▶ [Data to use]
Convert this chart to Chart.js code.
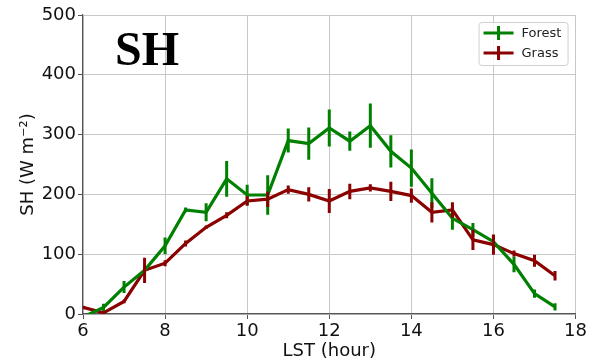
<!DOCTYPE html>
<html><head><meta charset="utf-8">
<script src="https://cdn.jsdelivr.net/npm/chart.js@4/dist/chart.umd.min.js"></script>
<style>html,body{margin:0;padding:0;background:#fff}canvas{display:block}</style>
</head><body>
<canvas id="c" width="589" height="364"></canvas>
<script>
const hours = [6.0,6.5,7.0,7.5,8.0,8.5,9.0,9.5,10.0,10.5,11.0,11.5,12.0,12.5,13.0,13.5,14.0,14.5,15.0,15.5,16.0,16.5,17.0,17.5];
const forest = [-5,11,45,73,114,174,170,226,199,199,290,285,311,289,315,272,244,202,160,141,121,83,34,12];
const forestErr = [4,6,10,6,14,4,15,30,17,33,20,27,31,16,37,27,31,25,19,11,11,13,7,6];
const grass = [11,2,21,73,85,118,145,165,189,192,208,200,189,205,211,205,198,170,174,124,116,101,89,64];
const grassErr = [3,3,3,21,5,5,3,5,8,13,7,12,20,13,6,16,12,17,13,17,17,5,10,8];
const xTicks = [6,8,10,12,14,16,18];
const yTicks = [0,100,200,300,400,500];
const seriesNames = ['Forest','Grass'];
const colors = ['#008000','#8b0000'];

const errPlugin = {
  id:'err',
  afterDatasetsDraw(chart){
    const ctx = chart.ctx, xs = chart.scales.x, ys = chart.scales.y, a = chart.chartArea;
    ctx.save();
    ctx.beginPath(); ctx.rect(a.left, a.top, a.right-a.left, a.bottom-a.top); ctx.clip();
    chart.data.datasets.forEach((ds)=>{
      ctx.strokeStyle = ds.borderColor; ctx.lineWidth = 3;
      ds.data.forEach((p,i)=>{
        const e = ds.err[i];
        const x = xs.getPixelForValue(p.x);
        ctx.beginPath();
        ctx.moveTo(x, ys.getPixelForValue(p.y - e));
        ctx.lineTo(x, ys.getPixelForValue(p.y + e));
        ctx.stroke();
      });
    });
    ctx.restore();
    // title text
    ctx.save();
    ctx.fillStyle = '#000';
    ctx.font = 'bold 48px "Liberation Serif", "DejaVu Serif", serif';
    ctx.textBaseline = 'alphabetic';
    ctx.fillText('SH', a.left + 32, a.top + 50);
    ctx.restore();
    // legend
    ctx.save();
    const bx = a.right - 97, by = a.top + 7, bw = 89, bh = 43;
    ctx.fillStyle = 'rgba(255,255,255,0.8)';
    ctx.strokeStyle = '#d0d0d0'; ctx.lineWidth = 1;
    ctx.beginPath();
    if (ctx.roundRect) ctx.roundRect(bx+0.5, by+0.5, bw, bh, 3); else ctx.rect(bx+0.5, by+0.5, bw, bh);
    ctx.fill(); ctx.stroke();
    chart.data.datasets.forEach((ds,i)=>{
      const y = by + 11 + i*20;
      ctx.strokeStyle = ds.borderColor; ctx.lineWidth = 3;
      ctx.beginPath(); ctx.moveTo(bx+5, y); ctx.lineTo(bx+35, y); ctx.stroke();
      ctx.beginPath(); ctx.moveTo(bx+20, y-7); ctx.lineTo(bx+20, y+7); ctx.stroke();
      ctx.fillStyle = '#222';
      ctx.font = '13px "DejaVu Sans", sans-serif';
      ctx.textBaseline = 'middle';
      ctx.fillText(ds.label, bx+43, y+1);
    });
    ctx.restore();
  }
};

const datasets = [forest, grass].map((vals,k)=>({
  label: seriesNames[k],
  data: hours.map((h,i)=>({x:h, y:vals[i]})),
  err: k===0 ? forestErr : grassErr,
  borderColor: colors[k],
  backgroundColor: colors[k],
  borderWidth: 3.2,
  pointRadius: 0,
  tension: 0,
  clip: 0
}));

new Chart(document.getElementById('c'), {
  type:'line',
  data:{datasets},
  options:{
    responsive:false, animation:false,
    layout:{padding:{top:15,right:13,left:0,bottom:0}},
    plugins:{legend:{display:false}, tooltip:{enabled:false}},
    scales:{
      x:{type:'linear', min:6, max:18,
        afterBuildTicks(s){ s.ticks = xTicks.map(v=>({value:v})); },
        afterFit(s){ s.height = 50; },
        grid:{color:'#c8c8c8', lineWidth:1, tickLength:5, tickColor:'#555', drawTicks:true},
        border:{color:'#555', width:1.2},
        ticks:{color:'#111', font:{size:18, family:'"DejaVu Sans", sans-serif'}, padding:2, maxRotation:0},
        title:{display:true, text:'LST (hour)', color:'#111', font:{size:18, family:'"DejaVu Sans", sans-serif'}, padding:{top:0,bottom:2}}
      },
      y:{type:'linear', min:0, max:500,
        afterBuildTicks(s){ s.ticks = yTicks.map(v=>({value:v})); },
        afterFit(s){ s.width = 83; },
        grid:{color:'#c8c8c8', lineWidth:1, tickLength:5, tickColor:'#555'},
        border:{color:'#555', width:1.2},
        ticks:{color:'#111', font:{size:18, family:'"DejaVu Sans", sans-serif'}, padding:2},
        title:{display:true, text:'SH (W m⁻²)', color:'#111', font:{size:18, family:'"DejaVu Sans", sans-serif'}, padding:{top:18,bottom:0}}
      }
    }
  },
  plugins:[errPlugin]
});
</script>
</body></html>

--

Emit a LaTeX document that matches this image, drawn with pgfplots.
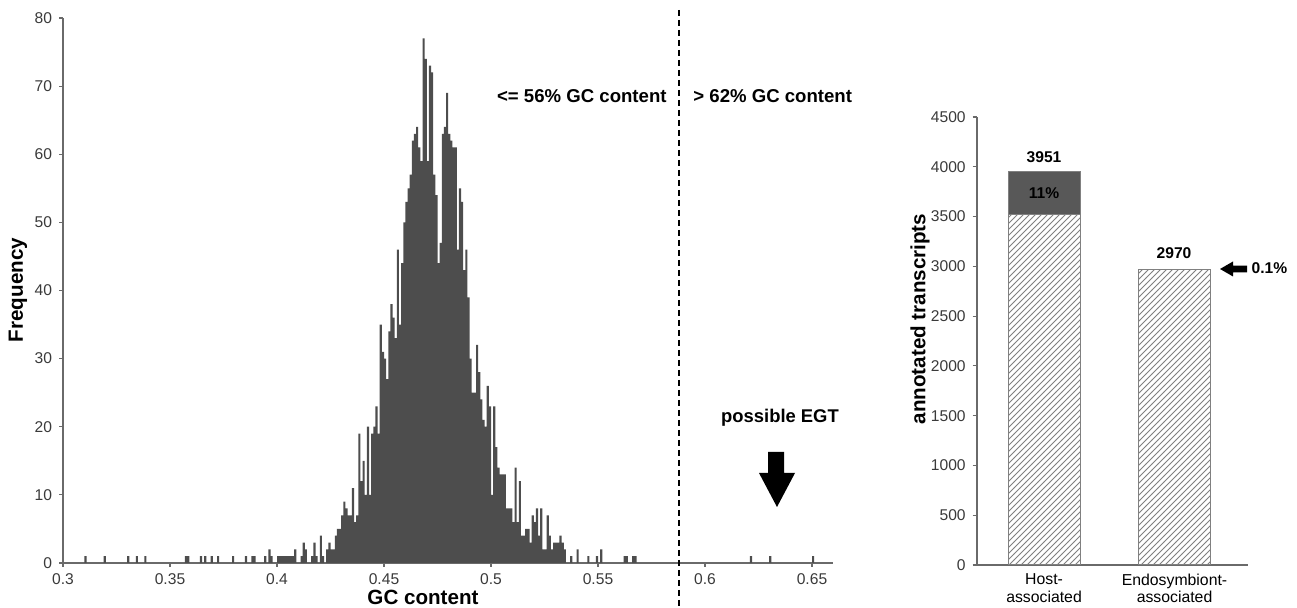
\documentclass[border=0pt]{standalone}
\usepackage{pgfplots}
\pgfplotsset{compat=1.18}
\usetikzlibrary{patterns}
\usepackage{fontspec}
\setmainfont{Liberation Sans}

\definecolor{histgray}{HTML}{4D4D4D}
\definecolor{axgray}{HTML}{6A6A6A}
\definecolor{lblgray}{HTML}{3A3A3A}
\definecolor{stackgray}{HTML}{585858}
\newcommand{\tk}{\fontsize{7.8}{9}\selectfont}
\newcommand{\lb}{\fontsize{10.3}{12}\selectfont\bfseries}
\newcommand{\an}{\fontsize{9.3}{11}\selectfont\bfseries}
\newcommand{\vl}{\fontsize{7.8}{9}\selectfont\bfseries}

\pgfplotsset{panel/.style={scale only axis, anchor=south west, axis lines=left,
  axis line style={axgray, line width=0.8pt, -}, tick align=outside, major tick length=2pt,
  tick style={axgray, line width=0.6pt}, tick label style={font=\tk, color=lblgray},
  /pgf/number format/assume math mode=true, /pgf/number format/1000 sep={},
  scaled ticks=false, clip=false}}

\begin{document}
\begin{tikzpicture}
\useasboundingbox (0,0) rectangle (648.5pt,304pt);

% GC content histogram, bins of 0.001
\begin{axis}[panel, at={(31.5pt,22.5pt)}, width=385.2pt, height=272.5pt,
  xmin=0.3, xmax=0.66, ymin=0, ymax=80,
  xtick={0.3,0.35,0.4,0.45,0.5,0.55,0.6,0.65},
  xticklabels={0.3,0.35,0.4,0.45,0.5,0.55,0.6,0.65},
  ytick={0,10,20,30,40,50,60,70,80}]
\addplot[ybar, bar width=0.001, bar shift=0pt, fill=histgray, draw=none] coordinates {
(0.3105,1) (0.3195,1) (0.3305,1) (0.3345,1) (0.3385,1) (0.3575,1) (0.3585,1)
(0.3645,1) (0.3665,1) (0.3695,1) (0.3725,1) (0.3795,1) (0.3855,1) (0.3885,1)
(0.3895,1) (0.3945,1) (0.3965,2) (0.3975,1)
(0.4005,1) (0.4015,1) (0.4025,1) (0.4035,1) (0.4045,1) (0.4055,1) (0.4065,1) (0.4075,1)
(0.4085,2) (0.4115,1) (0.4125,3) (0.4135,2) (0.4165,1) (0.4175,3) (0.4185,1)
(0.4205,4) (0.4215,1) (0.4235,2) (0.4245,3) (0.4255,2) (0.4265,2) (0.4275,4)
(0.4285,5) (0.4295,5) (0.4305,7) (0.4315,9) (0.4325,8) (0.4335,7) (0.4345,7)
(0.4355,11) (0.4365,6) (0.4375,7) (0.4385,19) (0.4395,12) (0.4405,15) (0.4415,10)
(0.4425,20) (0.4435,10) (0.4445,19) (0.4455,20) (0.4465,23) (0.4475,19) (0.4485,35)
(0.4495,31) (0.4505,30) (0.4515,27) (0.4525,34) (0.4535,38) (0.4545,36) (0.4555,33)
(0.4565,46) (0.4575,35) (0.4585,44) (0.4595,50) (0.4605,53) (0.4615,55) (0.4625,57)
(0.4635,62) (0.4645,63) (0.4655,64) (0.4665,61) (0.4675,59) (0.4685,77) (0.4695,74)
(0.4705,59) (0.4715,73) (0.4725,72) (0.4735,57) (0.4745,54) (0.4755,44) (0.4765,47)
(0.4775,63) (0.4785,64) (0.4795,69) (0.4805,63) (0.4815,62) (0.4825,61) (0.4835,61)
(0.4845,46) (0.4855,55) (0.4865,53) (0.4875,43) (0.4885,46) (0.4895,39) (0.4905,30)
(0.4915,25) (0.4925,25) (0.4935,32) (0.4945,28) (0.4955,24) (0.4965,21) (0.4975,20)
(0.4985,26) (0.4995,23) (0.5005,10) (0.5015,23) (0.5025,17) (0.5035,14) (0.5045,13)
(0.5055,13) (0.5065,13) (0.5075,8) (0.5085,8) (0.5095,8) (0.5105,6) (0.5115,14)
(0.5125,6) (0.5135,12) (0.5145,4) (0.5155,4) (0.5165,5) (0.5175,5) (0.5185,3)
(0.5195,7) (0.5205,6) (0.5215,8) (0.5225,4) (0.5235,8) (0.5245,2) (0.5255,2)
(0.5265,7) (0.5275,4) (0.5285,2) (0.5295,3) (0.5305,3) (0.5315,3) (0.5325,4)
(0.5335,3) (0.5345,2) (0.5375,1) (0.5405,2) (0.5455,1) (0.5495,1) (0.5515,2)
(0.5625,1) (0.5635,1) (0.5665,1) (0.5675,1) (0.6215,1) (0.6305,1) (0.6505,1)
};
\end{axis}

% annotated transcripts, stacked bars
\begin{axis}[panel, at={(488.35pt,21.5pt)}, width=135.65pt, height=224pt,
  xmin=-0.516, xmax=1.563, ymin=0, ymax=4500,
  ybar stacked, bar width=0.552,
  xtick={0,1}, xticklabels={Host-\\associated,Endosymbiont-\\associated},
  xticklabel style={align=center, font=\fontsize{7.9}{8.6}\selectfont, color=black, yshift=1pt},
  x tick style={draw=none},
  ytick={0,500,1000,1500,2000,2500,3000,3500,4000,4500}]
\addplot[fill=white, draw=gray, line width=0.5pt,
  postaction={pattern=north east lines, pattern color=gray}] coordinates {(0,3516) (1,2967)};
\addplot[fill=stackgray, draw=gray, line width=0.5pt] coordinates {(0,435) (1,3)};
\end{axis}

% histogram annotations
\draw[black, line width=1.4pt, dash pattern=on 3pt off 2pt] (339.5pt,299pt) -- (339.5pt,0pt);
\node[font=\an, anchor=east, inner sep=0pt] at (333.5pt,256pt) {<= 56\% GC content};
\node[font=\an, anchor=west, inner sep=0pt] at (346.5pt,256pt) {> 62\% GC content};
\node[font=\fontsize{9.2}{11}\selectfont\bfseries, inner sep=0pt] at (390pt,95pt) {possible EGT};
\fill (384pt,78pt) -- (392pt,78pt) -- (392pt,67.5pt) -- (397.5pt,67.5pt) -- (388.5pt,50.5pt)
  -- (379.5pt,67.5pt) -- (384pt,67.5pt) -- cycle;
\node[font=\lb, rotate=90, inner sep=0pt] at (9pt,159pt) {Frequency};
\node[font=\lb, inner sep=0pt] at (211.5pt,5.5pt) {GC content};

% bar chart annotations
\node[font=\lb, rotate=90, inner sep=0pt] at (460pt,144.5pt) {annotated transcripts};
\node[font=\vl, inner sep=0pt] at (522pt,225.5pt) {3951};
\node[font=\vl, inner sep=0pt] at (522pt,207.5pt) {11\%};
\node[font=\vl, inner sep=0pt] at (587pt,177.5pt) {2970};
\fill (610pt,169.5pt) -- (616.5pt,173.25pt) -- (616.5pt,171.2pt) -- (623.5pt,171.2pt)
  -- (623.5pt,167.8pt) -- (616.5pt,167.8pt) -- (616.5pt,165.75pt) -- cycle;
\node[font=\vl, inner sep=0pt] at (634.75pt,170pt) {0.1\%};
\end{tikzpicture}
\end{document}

▶ [What you will do] Reproduce every line of the listing above in which the string "this" appears.

▶ [Answer below]
Convert this chart to Chart.js code.
Emit a LaTeX document that matches this image, drawn with pgfplots.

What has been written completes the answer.